Now consider the argument put forward by Bouckaert et al. They look at the frequencies of cognate words and conclude from their analysis that IE began in a particular location at a particular time. Such reconstructions rely on assumptions, like a relatively constant rate of diffusion in all directions. What if the language was blocked by a cohesive language and culture in one direction? What if one population into which it diffused was more conservatively structured? What if a small military power managed to spread through large territories? Each of those shifts the “weight” of the diffusion pattern and means we might think something other than the conclusion that Anatolia was the centre of origin. There are many contingencies and possibilities allowed just by a phylogeny, in culture and language as in biology.
I am not denying the conclusions reached here. I think it likely (the use of Bayesian analysis here is significant) that Anatolia was indeed a centre of many cultural novelties. We certainly think that agriculture arose near or around there. But it doesn’t follow that because Anatolia is novel in one respect (farming) it is novel in another (language). We should avoid confirmation bias in science.
In more general terms, what counts as evidence in any historical and evolutionary process? Can we say that passerine birds first evolved in Austronesia? Can we say that writing began once and was diffused or whether there were many independent inventions? Where did the Etruscans come from? Can we make any origin claims at all? We certainly would like to. The trouble is that information gets lost over time, and the best we can do is anchor events based on actual data. All process hypotheses based on these anchoring events are at best consistent with the data, not proven or even necessarily made more likely by them (to avoid confirmation bias and affirming the consequent style inferences when unwarranted).
It may sound like I am being contrarian here. I am not. This is the standard view in palaeontology (see for example Smith 1994), for example. History is hard to find, and we never have much confidence in our extensions beyond the data. It might be that we can reasonably think IE arose in Anatolia; knowing that is a lot harder.
References
Atkinson, Quentin D., and Russell D. Gray. 2005. Curious Parallels and Curious Connections—Phylogenetic Thinking in Biology and Historical Linguistics. Systematic Biology 54 (4):513-526.

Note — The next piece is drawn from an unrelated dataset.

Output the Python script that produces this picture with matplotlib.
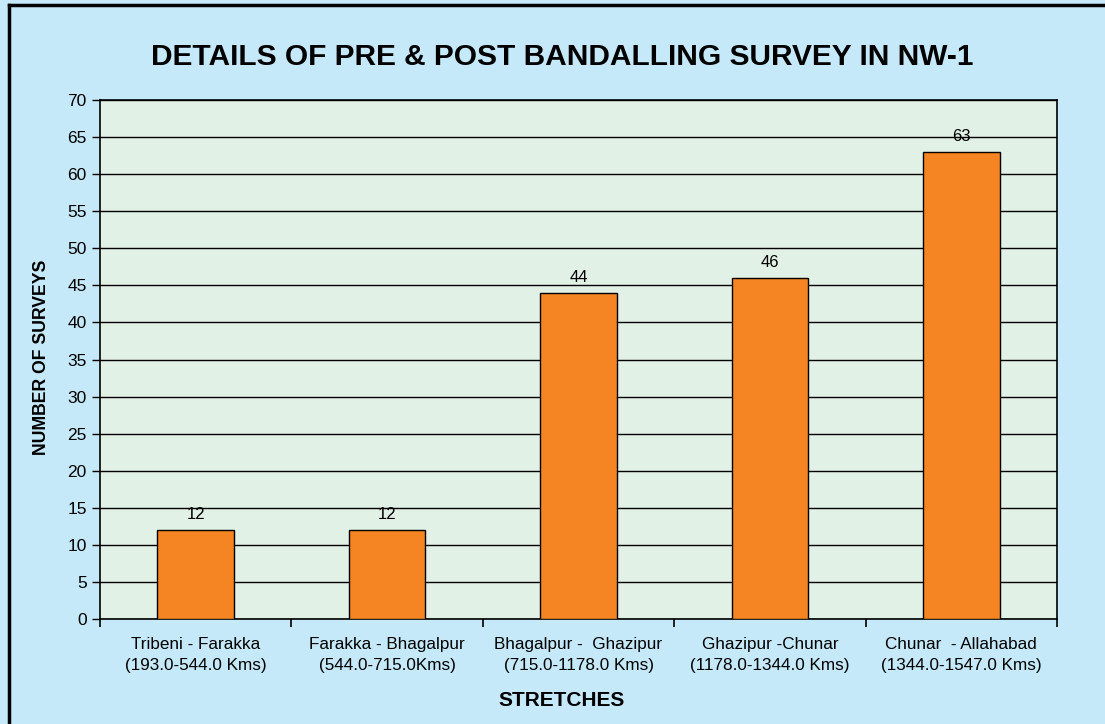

Bouckaert, Remco, Philippe Lemey, Michael Dunn, Simon J. Greenhill, Alexander V. Alekseyenko, Alexei J. Drummond, Russell D. Gray, Marc A. Suchard, and Quentin D. Atkinson. 2012. Mapping the Origins and Expansion of the Indo-European Language Family. Science 337 (6097):957-960.
Hennig, Willi. 1966. Phylogenetic systematics. Translated by D. D. Davis and R. Zangerl. Urbana: University of Illinois Press.
Platnick, Norman I., and H. Don Cameron. 1977. Cladistic Methods in Textual, Linguistic, and Phylogenetic Analysis. Systematic Biology 26 (4):380-385.
Smith, Andrew B. 1994. Systematics and the fossil record: documenting evolutionary patterns. Oxford, OX; Cambridge, Mass., USA: Blackwell Science.